§ **WHAT THE EXERCISE ASKS**: Repeat the material below exactly, with no pictures.

§ **INFORMATION PROVIDED**:
---------------
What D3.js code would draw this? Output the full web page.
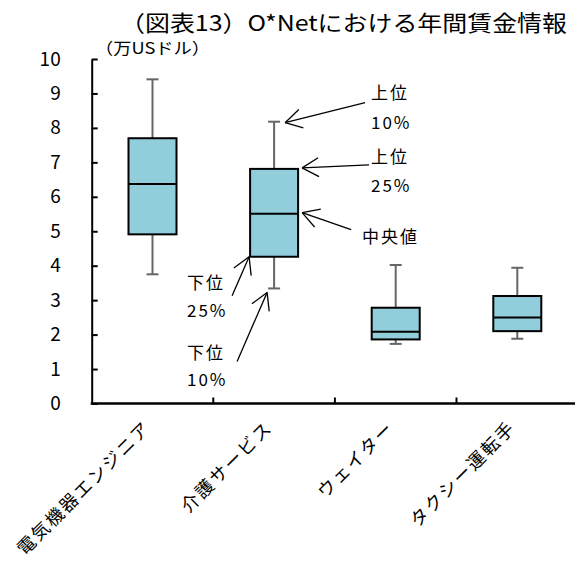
<!DOCTYPE html>
<html><head><meta charset="utf-8">
<script src="https://cdn.jsdelivr.net/npm/d3@7"></script>
<style>
body{margin:0;background:#fff;}
text{font-family:"Noto Sans CJK JP","Noto Sans",sans-serif;fill:#000;}
</style></head>
<body><svg id="c" width="575" height="562"></svg>
<script>
const categories = ["電気機器エンジニア","介護サービス","ウェイター","タクシー運転手"];
const low10  = [3.75, 3.34, 1.73, 1.88];
const low25  = [4.91, 4.26, 1.86, 2.10];
const median = [6.37, 5.51, 2.08, 2.50];
const high25 = [7.70, 6.81, 2.78, 3.12];
const high10 = [9.41, 8.18, 4.02, 3.94];
const yTicks = [0,1,2,3,4,5,6,7,8,9,10];
const title = "（図表13）O*Netにおける年間賃金情報";
const unitLabel = "（万USドル）";
const annoUpper10 = ["上位","10%"];
const annoUpper25 = ["上位","25%"];
const annoMedian = ["中央値"];
const annoLower25 = ["下位","25%"];
const annoLower10 = ["下位","10%"];

const svg = d3.select("#c");
const x0 = 91.7, bw = 121.6;
const x = d3.scaleBand().domain(categories).range([x0, x0 + bw*categories.length]).paddingInner(0).paddingOuter(0);
const y = d3.scaleLinear().domain([0,10]).range([403.5, 59]);

// title
svg.append("text").attr("x",120).attr("y",31).attr("font-size",22)
  .attr("textLength",447).attr("lengthAdjust","spacingAndGlyphs").text(title);
svg.append("text").attr("x",95).attr("y",54).attr("font-size",16)
  .attr("textLength",115).attr("lengthAdjust","spacingAndGlyphs").text(unitLabel);

// y axis
const yAxis = d3.axisLeft(y).tickValues(yTicks).tickSizeInner(-6).tickSizeOuter(0).tickPadding(31);
const gy = svg.append("g").attr("transform",`translate(${x0},0)`).call(yAxis);
gy.select(".domain").attr("stroke","#000").attr("stroke-width",2);
gy.selectAll(".tick line").attr("stroke","#000").attr("stroke-width",2);
gy.selectAll(".tick text").attr("font-size",19).attr("font-family","'Liberation Sans Narrow','Noto Sans CJK JP',sans-serif").attr("fill","#000").attr("dx",0).attr("text-anchor","end");

// x axis
const boundaries = d3.range(categories.length+1).map(i => x0 + i*bw);
svg.append("line").attr("x1",x0-1).attr("x2",575).attr("y1",y(0)).attr("y2",y(0)).attr("stroke","#000").attr("stroke-width",2.5);
svg.selectAll(".xt").data(boundaries.slice(1)).enter().append("line")
  .attr("x1",d=>d).attr("x2",d=>d).attr("y1",y(0)).attr("y2",y(0)-6).attr("stroke","#000").attr("stroke-width",2);
svg.selectAll(".xl").data(categories).enter().append("text")
  .attr("font-size",18).attr("letter-spacing",2).attr("text-anchor","end")
  .attr("transform",d=>`translate(${x(d)+x.bandwidth()/2-5},${y(0)+21}) rotate(-45)`)
  .attr("dy","0.35em").text(d=>d);

// boxes
const boxW = 48, capW = 12;
const data = categories.map((c,i)=>({c, lo:low10[i], q1:low25[i], med:median[i], q3:high25[i], hi:high10[i]}));
const g = svg.append("g");
data.forEach(d=>{
  const cx = x(d.c)+x.bandwidth()/2;
  g.append("line").attr("x1",cx).attr("x2",cx).attr("y1",y(d.hi)).attr("y2",y(d.q3)).attr("stroke","#666").attr("stroke-width",2);
  g.append("line").attr("x1",cx).attr("x2",cx).attr("y1",y(d.q1)).attr("y2",y(d.lo)).attr("stroke","#666").attr("stroke-width",2);
  g.append("line").attr("x1",cx-capW/2).attr("x2",cx+capW/2).attr("y1",y(d.hi)).attr("y2",y(d.hi)).attr("stroke","#666").attr("stroke-width",2);
  g.append("line").attr("x1",cx-capW/2).attr("x2",cx+capW/2).attr("y1",y(d.lo)).attr("y2",y(d.lo)).attr("stroke","#666").attr("stroke-width",2);
  g.append("rect").attr("x",cx-boxW/2).attr("y",y(d.q3)).attr("width",boxW).attr("height",y(d.q1)-y(d.q3))
    .attr("fill","#92CDDC").attr("stroke","#000").attr("stroke-width",2);
  g.append("line").attr("x1",cx-boxW/2).attr("x2",cx+boxW/2).attr("y1",y(d.med)).attr("y2",y(d.med)).attr("stroke","#000").attr("stroke-width",2);
});

// annotations on second box
const b = data[1];
const bcx = x(b.c)+x.bandwidth()/2;
function arrow(tx,ty,sx,sy){
  const a = svg.append("g").attr("stroke","#000").attr("stroke-width",1.3).attr("fill","none");
  a.append("line").attr("x1",sx).attr("y1",sy).attr("x2",tx).attr("y2",ty);
  const ang = Math.atan2(sy-ty, sx-tx), L=19, sp=0.52;
  [ang-sp, ang+sp].forEach(t=>{
    a.append("line").attr("x1",tx).attr("y1",ty).attr("x2",tx+L*Math.cos(t)).attr("y2",ty+L*Math.sin(t));
  });
}
function label(lines,lx,ly,gap,anchor){
  lines.forEach((t,i)=>svg.append("text").attr("x",lx).attr("y",ly+i*gap).attr("font-size",17)
    .attr("letter-spacing",2).attr("text-anchor",anchor||"start").text(t));
}
// upper 10%
arrow(bcx+11, y(b.hi)+1, bcx+91, y(b.hi)-19);
label(annoUpper10, 371, 99, 30);
// upper 25%
arrow(bcx+boxW/2+4, y(b.q3)-1, bcx+95, y(b.q3)-4);
label(annoUpper25, 371, 163, 29);
// median
arrow(bcx+boxW/2+4, y(b.med)-1, bcx+77, y(b.med)+16);
label(annoMedian, 362, 243, 0);
// lower 25%
arrow(bcx-25, y(b.q1), bcx-42, y(b.q1)+39);
label(annoLower25, 187, 289, 28);
// lower 10%
arrow(bcx-7, y(b.lo)+4, bcx-37, y(b.lo)+73);
label(annoLower10, 187, 359, 27);
</script></body></html>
---------------
§ **THE OUTPUT**:
What D3.js code would draw this? Output the full web page.
<!DOCTYPE html>
<html><head><meta charset="utf-8">
<script src="https://cdn.jsdelivr.net/npm/d3@7"></script>
<style>
body{margin:0;background:#fff;}
text{font-family:"Noto Sans CJK JP","Noto Sans",sans-serif;fill:#000;}
</style></head>
<body><svg id="c" width="575" height="562"></svg>
<script>
const categories = ["電気機器エンジニア","介護サービス","ウェイター","タクシー運転手"];
const low10  = [3.75, 3.34, 1.73, 1.88];
const low25  = [4.91, 4.26, 1.86, 2.10];
const median = [6.37, 5.51, 2.08, 2.50];
const high25 = [7.70, 6.81, 2.78, 3.12];
const high10 = [9.41, 8.18, 4.02, 3.94];
const yTicks = [0,1,2,3,4,5,6,7,8,9,10];
const title = "（図表13）O*Netにおける年間賃金情報";
const unitLabel = "（万USドル）";
const annoUpper10 = ["上位","10%"];
const annoUpper25 = ["上位","25%"];
const annoMedian = ["中央値"];
const annoLower25 = ["下位","25%"];
const annoLower10 = ["下位","10%"];

const svg = d3.select("#c");
const x0 = 91.7, bw = 121.6;
const x = d3.scaleBand().domain(categories).range([x0, x0 + bw*categories.length]).paddingInner(0).paddingOuter(0);
const y = d3.scaleLinear().domain([0,10]).range([403.5, 59]);

// title
svg.append("text").attr("x",120).attr("y",31).attr("font-size",22)
  .attr("textLength",447).attr("lengthAdjust","spacingAndGlyphs").text(title);
svg.append("text").attr("x",95).attr("y",54).attr("font-size",16)
  .attr("textLength",115).attr("lengthAdjust","spacingAndGlyphs").text(unitLabel);

// y axis
const yAxis = d3.axisLeft(y).tickValues(yTicks).tickSizeInner(-6).tickSizeOuter(0).tickPadding(31);
const gy = svg.append("g").attr("transform",`translate(${x0},0)`).call(yAxis);
gy.select(".domain").attr("stroke","#000").attr("stroke-width",2);
gy.selectAll(".tick line").attr("stroke","#000").attr("stroke-width",2);
gy.selectAll(".tick text").attr("font-size",19).attr("font-family","'Liberation Sans Narrow','Noto Sans CJK JP',sans-serif").attr("fill","#000").attr("dx",0).attr("text-anchor","end");

// x axis
const boundaries = d3.range(categories.length+1).map(i => x0 + i*bw);
svg.append("line").attr("x1",x0-1).attr("x2",575).attr("y1",y(0)).attr("y2",y(0)).attr("stroke","#000").attr("stroke-width",2.5);
svg.selectAll(".xt").data(boundaries.slice(1)).enter().append("line")
  .attr("x1",d=>d).attr("x2",d=>d).attr("y1",y(0)).attr("y2",y(0)-6).attr("stroke","#000").attr("stroke-width",2);
svg.selectAll(".xl").data(categories).enter().append("text")
  .attr("font-size",18).attr("letter-spacing",2).attr("text-anchor","end")
  .attr("transform",d=>`translate(${x(d)+x.bandwidth()/2-5},${y(0)+21}) rotate(-45)`)
  .attr("dy","0.35em").text(d=>d);

// boxes
const boxW = 48, capW = 12;
const data = categories.map((c,i)=>({c, lo:low10[i], q1:low25[i], med:median[i], q3:high25[i], hi:high10[i]}));
const g = svg.append("g");
data.forEach(d=>{
  const cx = x(d.c)+x.bandwidth()/2;
  g.append("line").attr("x1",cx).attr("x2",cx).attr("y1",y(d.hi)).attr("y2",y(d.q3)).attr("stroke","#666").attr("stroke-width",2);
  g.append("line").attr("x1",cx).attr("x2",cx).attr("y1",y(d.q1)).attr("y2",y(d.lo)).attr("stroke","#666").attr("stroke-width",2);
  g.append("line").attr("x1",cx-capW/2).attr("x2",cx+capW/2).attr("y1",y(d.hi)).attr("y2",y(d.hi)).attr("stroke","#666").attr("stroke-width",2);
  g.append("line").attr("x1",cx-capW/2).attr("x2",cx+capW/2).attr("y1",y(d.lo)).attr("y2",y(d.lo)).attr("stroke","#666").attr("stroke-width",2);
  g.append("rect").attr("x",cx-boxW/2).attr("y",y(d.q3)).attr("width",boxW).attr("height",y(d.q1)-y(d.q3))
    .attr("fill","#92CDDC").attr("stroke","#000").attr("stroke-width",2);
  g.append("line").attr("x1",cx-boxW/2).attr("x2",cx+boxW/2).attr("y1",y(d.med)).attr("y2",y(d.med)).attr("stroke","#000").attr("stroke-width",2);
});

// annotations on second box
const b = data[1];
const bcx = x(b.c)+x.bandwidth()/2;
function arrow(tx,ty,sx,sy){
  const a = svg.append("g").attr("stroke","#000").attr("stroke-width",1.3).attr("fill","none");
  a.append("line").attr("x1",sx).attr("y1",sy).attr("x2",tx).attr("y2",ty);
  const ang = Math.atan2(sy-ty, sx-tx), L=19, sp=0.52;
  [ang-sp, ang+sp].forEach(t=>{
    a.append("line").attr("x1",tx).attr("y1",ty).attr("x2",tx+L*Math.cos(t)).attr("y2",ty+L*Math.sin(t));
  });
}
function label(lines,lx,ly,gap,anchor){
  lines.forEach((t,i)=>svg.append("text").attr("x",lx).attr("y",ly+i*gap).attr("font-size",17)
    .attr("letter-spacing",2).attr("text-anchor",anchor||"start").text(t));
}
// upper 10%
arrow(bcx+11, y(b.hi)+1, bcx+91, y(b.hi)-19);
label(annoUpper10, 371, 99, 30);
// upper 25%
arrow(bcx+boxW/2+4, y(b.q3)-1, bcx+95, y(b.q3)-4);
label(annoUpper25, 371, 163, 29);
// median
arrow(bcx+boxW/2+4, y(b.med)-1, bcx+77, y(b.med)+16);
label(annoMedian, 362, 243, 0);
// lower 25%
arrow(bcx-25, y(b.q1), bcx-42, y(b.q1)+39);
label(annoLower25, 187, 289, 28);
// lower 10%
arrow(bcx-7, y(b.lo)+4, bcx-37, y(b.lo)+73);
label(annoLower10, 187, 359, 27);
</script></body></html>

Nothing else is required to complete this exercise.